> _GIVEN EXERCISE_
Return the material word for word. Do not include pictures.

╭──

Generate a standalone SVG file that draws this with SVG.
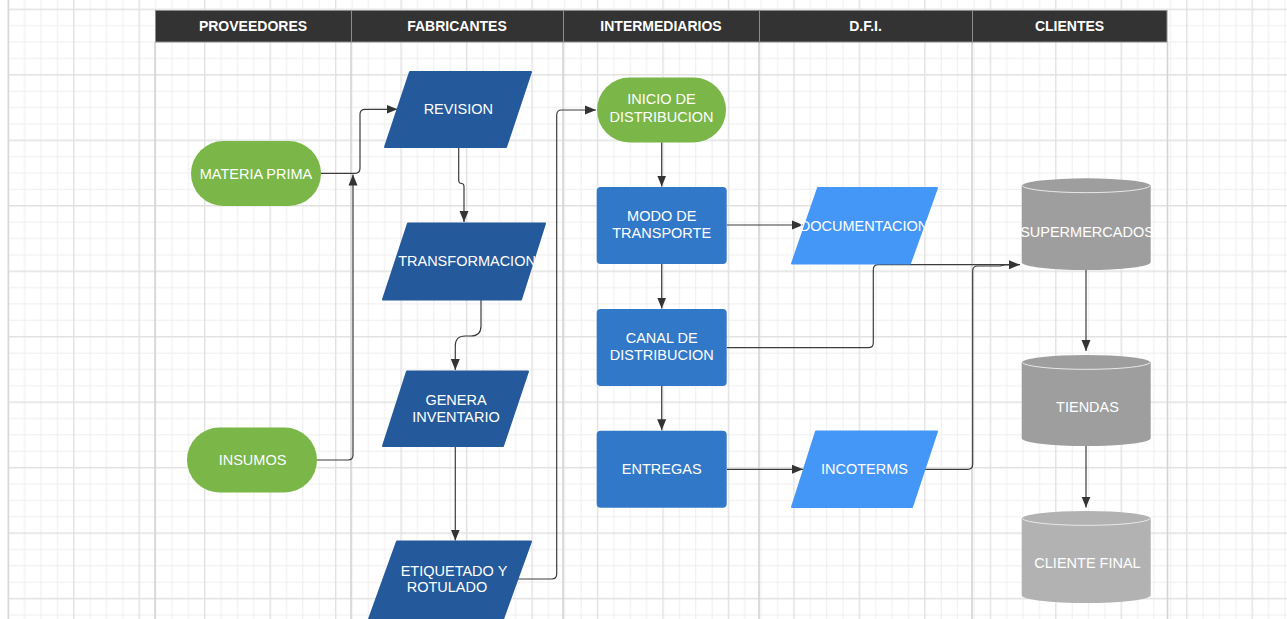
<svg xmlns="http://www.w3.org/2000/svg" width="1287" height="619" viewBox="0 0 1287 619">
<style>
text{font-family:"Liberation Sans",Arial,sans-serif;fill:#ffffff;text-anchor:middle}
.hd{font-size:14px;font-weight:bold}
.nt{font-size:14.5px}
.hcell{fill:#333333;stroke:#8c8c8c;stroke-width:1}
.lane{stroke:#d4d4d4;stroke-width:1.6;fill:none}
.green{fill:#7ab648}
.dblue{fill:#24599b;stroke:#24599b;stroke-width:2;stroke-linejoin:round}
.mblue{fill:#3278c8}
.lblue{fill:#4597f7;stroke:#4597f7;stroke-width:2;stroke-linejoin:round}
.cyl{fill:#9e9e9e}
.cyl2{fill:#b2b2b2}
.cap{fill:none;stroke:#e8e8e8;stroke-width:1}
.conn{fill:none;stroke:#3c3c3c;stroke-width:1.2;marker-end:url(#arr)}
.connn{fill:none;stroke:#3c3c3c;stroke-width:1.2}
</style>
<defs>
<pattern id="grid" patternUnits="userSpaceOnUse" x="7.6" y="8.6" width="65.47" height="65.47">
<path d="M17.07,0V65.47M33.44,0V65.47M49.8,0V65.47M0,17.07H65.47M0,33.44H65.47M0,49.8H65.47" stroke="#eeeeee" stroke-width="1" fill="none"/>
<path d="M0.7,0V65.47M0,0.7H65.47" stroke="#e1e1e1" stroke-width="1.4" fill="none"/>
</pattern>
<marker id="arr" markerUnits="userSpaceOnUse" markerWidth="11" markerHeight="10" refX="11" refY="5" orient="auto">
<path d="M0,0.5L11,5L0,9.5z" fill="#333333"/>
</marker>
</defs>
<rect x="0" y="0" width="1287" height="619" fill="#ffffff"/>
<rect x="8" y="0" width="1279" height="619" fill="url(#grid)"/>
<line x1="8.3" y1="0" x2="8.3" y2="619" stroke="#d8d8d8" stroke-width="1.5"/>

<g id="lanes">
<path class="lane" d="M155,42V619M351,42V619M563,42V619M759,42V619M972,42V619M1167.5,42V619"/>
</g>

<g id="header">
<rect class="hcell" x="155.5" y="10.5" width="196" height="31.5"/>
<rect class="hcell" x="351.5" y="10.5" width="212" height="31.5"/>
<rect class="hcell" x="563.5" y="10.5" width="196" height="31.5"/>
<rect class="hcell" x="759.5" y="10.5" width="213" height="31.5"/>
<rect class="hcell" x="972.5" y="10.5" width="194.5" height="31.5"/>
<text class="hd" x="253" y="31">PROVEEDORES</text>
<text class="hd" x="457" y="31">FABRICANTES</text>
<text class="hd" x="661" y="31">INTERMEDIARIOS</text>
<text class="hd" x="865.5" y="31">D.F.I.</text>
<text class="hd" x="1069.5" y="31">CLIENTES</text>
</g>

<g id="connectors">
<path class="conn" d="M321,173.3H355Q360,173.3 360,168.3V114.3Q360,109.3 365,109.3H397.5"/>
<path class="conn" d="M317,460H348Q353,460 353,455V174.5"/>
<path class="conn" d="M458.7,148V180Q458.7,183.5 461.5,183.5Q464,183.5 464,187V222"/>
<path class="conn" d="M481,300V326Q481,336 471,336H465Q455.3,336 455.3,346V370"/>
<path class="conn" d="M455.3,447V540.5"/>
<path class="conn" d="M517,579H551.7Q556.7,579 556.7,574V115Q556.7,110 561.7,110H596"/>
<path class="conn" d="M661.7,142.3V186.5"/>
<path class="conn" d="M727,225H803"/>
<path class="conn" d="M661.7,264V308.5"/>
<path class="conn" d="M727,347.7H868.3Q873.3,347.7 873.3,342.7V269.7Q873.3,264.7 878.3,264.7H1020"/>
<path class="conn" d="M661.7,386V430.2"/>
<path class="conn" d="M727,469.3H803"/>
<path class="connn" d="M925,469.3H967.7Q972.7,469.3 972.7,464.3V271Q972.7,266 977.7,266H1000Q1004,264.7 1010,264.7"/>
<path class="conn" d="M1086,270V351"/>
<path class="conn" d="M1086,446V507.5"/>
</g>

<g id="materia-prima">
<rect class="green" x="191" y="141" width="130" height="65" rx="32.5"/>
<text class="nt" x="256" y="179">MATERIA PRIMA</text>
</g>
<g id="insumos">
<rect class="green" x="187" y="427.5" width="130" height="65" rx="32.5"/>
<text class="nt" x="252.5" y="464.5">INSUMOS</text>
</g>

<g id="revision">
<polygon class="dblue" points="410,72 531,72 506,147 385,147"/>
<text class="nt" x="458.3" y="113.5">REVISION</text>
</g>
<g id="transformacion">
<polygon class="dblue" points="408,223.5 545,223.5 521,299.5 383,299.5"/>
<text class="nt" x="467" y="266">TRANSFORMACION</text>
</g>
<g id="genera-inventario">
<polygon class="dblue" points="407,371.5 528,371.5 503,446 383,446"/>
<text class="nt" x="456" y="405">GENERA</text>
<text class="nt" x="456" y="422.3">INVENTARIO</text>
</g>
<g id="etiquetado">
<polygon class="dblue" points="397,541.5 531,541.5 503,619 369,619"/>
<text class="nt" x="454" y="575.7">ETIQUETADO Y</text>
<text class="nt" x="447" y="592.3">ROTULADO</text>
</g>

<g id="inicio-distribucion">
<rect class="green" x="597" y="77.5" width="129" height="65" rx="32.5"/>
<text class="nt" x="661.5" y="104">INICIO DE</text>
<text class="nt" x="661.5" y="122">DISTRIBUCION</text>
</g>
<g id="modo-transporte">
<rect class="mblue" x="596.7" y="187" width="130" height="77" rx="4"/>
<text class="nt" x="661.7" y="221">MODO DE</text>
<text class="nt" x="661.7" y="238">TRANSPORTE</text>
</g>
<g id="canal-distribucion">
<rect class="mblue" x="596.7" y="309" width="130" height="77" rx="4"/>
<text class="nt" x="661.7" y="343.3">CANAL DE</text>
<text class="nt" x="661.7" y="360">DISTRIBUCION</text>
</g>
<g id="entregas">
<rect class="mblue" x="596.7" y="430.7" width="130" height="77" rx="4"/>
<text class="nt" x="661.7" y="474">ENTREGAS</text>
</g>

<g id="documentacion">
<polygon class="lblue" points="818,188 937,188 910,263.5 792,263.5"/>
<text class="nt" x="864" y="230.5">DOCUMENTACION</text>
</g>
<g id="incoterms">
<polygon class="lblue" points="816,431.5 937,431.5 912,507 792,507"/>
<text class="nt" x="864.5" y="474">INCOTERMS</text>
</g>

<g id="supermercados">
<path class="cyl" d="M1021.7,186A64.5,7.7 0 0 1 1150.7,186V262.3A64.5,7.7 0 0 1 1021.7,262.3Z"/>
<path class="cap" d="M1022.5,186A64,7.3 0 0 0 1150,186"/>
<text class="nt" x="1087" y="237">SUPERMERCADOS</text>
</g>
<g id="tiendas">
<path class="cyl" d="M1021.7,362.7A64.5,7.7 0 0 1 1150.7,362.7V438.3A64.5,7.7 0 0 1 1021.7,438.3Z"/>
<path class="cap" d="M1022.5,362.7A64,7.3 0 0 0 1150,362.7"/>
<text class="nt" x="1087.5" y="411.5">TIENDAS</text>
</g>
<g id="cliente-final">
<path class="cyl2" d="M1021.7,518.7A64.5,7.7 0 0 1 1150.7,518.7V595.3A64.5,7.7 0 0 1 1021.7,595.3Z"/>
<path class="cap" d="M1022.5,518.7A64,7.3 0 0 0 1150,518.7"/>
<text class="nt" x="1087.5" y="568">CLIENTE FINAL</text>
</g>
</svg>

╰──

> _WORKED ANSWER_
Generate a standalone SVG file that draws this with SVG.
<svg xmlns="http://www.w3.org/2000/svg" width="1287" height="619" viewBox="0 0 1287 619">
<style>
text{font-family:"Liberation Sans",Arial,sans-serif;fill:#ffffff;text-anchor:middle}
.hd{font-size:14px;font-weight:bold}
.nt{font-size:14.5px}
.hcell{fill:#333333;stroke:#8c8c8c;stroke-width:1}
.lane{stroke:#d4d4d4;stroke-width:1.6;fill:none}
.green{fill:#7ab648}
.dblue{fill:#24599b;stroke:#24599b;stroke-width:2;stroke-linejoin:round}
.mblue{fill:#3278c8}
.lblue{fill:#4597f7;stroke:#4597f7;stroke-width:2;stroke-linejoin:round}
.cyl{fill:#9e9e9e}
.cyl2{fill:#b2b2b2}
.cap{fill:none;stroke:#e8e8e8;stroke-width:1}
.conn{fill:none;stroke:#3c3c3c;stroke-width:1.2;marker-end:url(#arr)}
.connn{fill:none;stroke:#3c3c3c;stroke-width:1.2}
</style>
<defs>
<pattern id="grid" patternUnits="userSpaceOnUse" x="7.6" y="8.6" width="65.47" height="65.47">
<path d="M17.07,0V65.47M33.44,0V65.47M49.8,0V65.47M0,17.07H65.47M0,33.44H65.47M0,49.8H65.47" stroke="#eeeeee" stroke-width="1" fill="none"/>
<path d="M0.7,0V65.47M0,0.7H65.47" stroke="#e1e1e1" stroke-width="1.4" fill="none"/>
</pattern>
<marker id="arr" markerUnits="userSpaceOnUse" markerWidth="11" markerHeight="10" refX="11" refY="5" orient="auto">
<path d="M0,0.5L11,5L0,9.5z" fill="#333333"/>
</marker>
</defs>
<rect x="0" y="0" width="1287" height="619" fill="#ffffff"/>
<rect x="8" y="0" width="1279" height="619" fill="url(#grid)"/>
<line x1="8.3" y1="0" x2="8.3" y2="619" stroke="#d8d8d8" stroke-width="1.5"/>

<g id="lanes">
<path class="lane" d="M155,42V619M351,42V619M563,42V619M759,42V619M972,42V619M1167.5,42V619"/>
</g>

<g id="header">
<rect class="hcell" x="155.5" y="10.5" width="196" height="31.5"/>
<rect class="hcell" x="351.5" y="10.5" width="212" height="31.5"/>
<rect class="hcell" x="563.5" y="10.5" width="196" height="31.5"/>
<rect class="hcell" x="759.5" y="10.5" width="213" height="31.5"/>
<rect class="hcell" x="972.5" y="10.5" width="194.5" height="31.5"/>
<text class="hd" x="253" y="31">PROVEEDORES</text>
<text class="hd" x="457" y="31">FABRICANTES</text>
<text class="hd" x="661" y="31">INTERMEDIARIOS</text>
<text class="hd" x="865.5" y="31">D.F.I.</text>
<text class="hd" x="1069.5" y="31">CLIENTES</text>
</g>

<g id="connectors">
<path class="conn" d="M321,173.3H355Q360,173.3 360,168.3V114.3Q360,109.3 365,109.3H397.5"/>
<path class="conn" d="M317,460H348Q353,460 353,455V174.5"/>
<path class="conn" d="M458.7,148V180Q458.7,183.5 461.5,183.5Q464,183.5 464,187V222"/>
<path class="conn" d="M481,300V326Q481,336 471,336H465Q455.3,336 455.3,346V370"/>
<path class="conn" d="M455.3,447V540.5"/>
<path class="conn" d="M517,579H551.7Q556.7,579 556.7,574V115Q556.7,110 561.7,110H596"/>
<path class="conn" d="M661.7,142.3V186.5"/>
<path class="conn" d="M727,225H803"/>
<path class="conn" d="M661.7,264V308.5"/>
<path class="conn" d="M727,347.7H868.3Q873.3,347.7 873.3,342.7V269.7Q873.3,264.7 878.3,264.7H1020"/>
<path class="conn" d="M661.7,386V430.2"/>
<path class="conn" d="M727,469.3H803"/>
<path class="connn" d="M925,469.3H967.7Q972.7,469.3 972.7,464.3V271Q972.7,266 977.7,266H1000Q1004,264.7 1010,264.7"/>
<path class="conn" d="M1086,270V351"/>
<path class="conn" d="M1086,446V507.5"/>
</g>

<g id="materia-prima">
<rect class="green" x="191" y="141" width="130" height="65" rx="32.5"/>
<text class="nt" x="256" y="179">MATERIA PRIMA</text>
</g>
<g id="insumos">
<rect class="green" x="187" y="427.5" width="130" height="65" rx="32.5"/>
<text class="nt" x="252.5" y="464.5">INSUMOS</text>
</g>

<g id="revision">
<polygon class="dblue" points="410,72 531,72 506,147 385,147"/>
<text class="nt" x="458.3" y="113.5">REVISION</text>
</g>
<g id="transformacion">
<polygon class="dblue" points="408,223.5 545,223.5 521,299.5 383,299.5"/>
<text class="nt" x="467" y="266">TRANSFORMACION</text>
</g>
<g id="genera-inventario">
<polygon class="dblue" points="407,371.5 528,371.5 503,446 383,446"/>
<text class="nt" x="456" y="405">GENERA</text>
<text class="nt" x="456" y="422.3">INVENTARIO</text>
</g>
<g id="etiquetado">
<polygon class="dblue" points="397,541.5 531,541.5 503,619 369,619"/>
<text class="nt" x="454" y="575.7">ETIQUETADO Y</text>
<text class="nt" x="447" y="592.3">ROTULADO</text>
</g>

<g id="inicio-distribucion">
<rect class="green" x="597" y="77.5" width="129" height="65" rx="32.5"/>
<text class="nt" x="661.5" y="104">INICIO DE</text>
<text class="nt" x="661.5" y="122">DISTRIBUCION</text>
</g>
<g id="modo-transporte">
<rect class="mblue" x="596.7" y="187" width="130" height="77" rx="4"/>
<text class="nt" x="661.7" y="221">MODO DE</text>
<text class="nt" x="661.7" y="238">TRANSPORTE</text>
</g>
<g id="canal-distribucion">
<rect class="mblue" x="596.7" y="309" width="130" height="77" rx="4"/>
<text class="nt" x="661.7" y="343.3">CANAL DE</text>
<text class="nt" x="661.7" y="360">DISTRIBUCION</text>
</g>
<g id="entregas">
<rect class="mblue" x="596.7" y="430.7" width="130" height="77" rx="4"/>
<text class="nt" x="661.7" y="474">ENTREGAS</text>
</g>

<g id="documentacion">
<polygon class="lblue" points="818,188 937,188 910,263.5 792,263.5"/>
<text class="nt" x="864" y="230.5">DOCUMENTACION</text>
</g>
<g id="incoterms">
<polygon class="lblue" points="816,431.5 937,431.5 912,507 792,507"/>
<text class="nt" x="864.5" y="474">INCOTERMS</text>
</g>

<g id="supermercados">
<path class="cyl" d="M1021.7,186A64.5,7.7 0 0 1 1150.7,186V262.3A64.5,7.7 0 0 1 1021.7,262.3Z"/>
<path class="cap" d="M1022.5,186A64,7.3 0 0 0 1150,186"/>
<text class="nt" x="1087" y="237">SUPERMERCADOS</text>
</g>
<g id="tiendas">
<path class="cyl" d="M1021.7,362.7A64.5,7.7 0 0 1 1150.7,362.7V438.3A64.5,7.7 0 0 1 1021.7,438.3Z"/>
<path class="cap" d="M1022.5,362.7A64,7.3 0 0 0 1150,362.7"/>
<text class="nt" x="1087.5" y="411.5">TIENDAS</text>
</g>
<g id="cliente-final">
<path class="cyl2" d="M1021.7,518.7A64.5,7.7 0 0 1 1150.7,518.7V595.3A64.5,7.7 0 0 1 1021.7,595.3Z"/>
<path class="cap" d="M1022.5,518.7A64,7.3 0 0 0 1150,518.7"/>
<text class="nt" x="1087.5" y="568">CLIENTE FINAL</text>
</g>
</svg>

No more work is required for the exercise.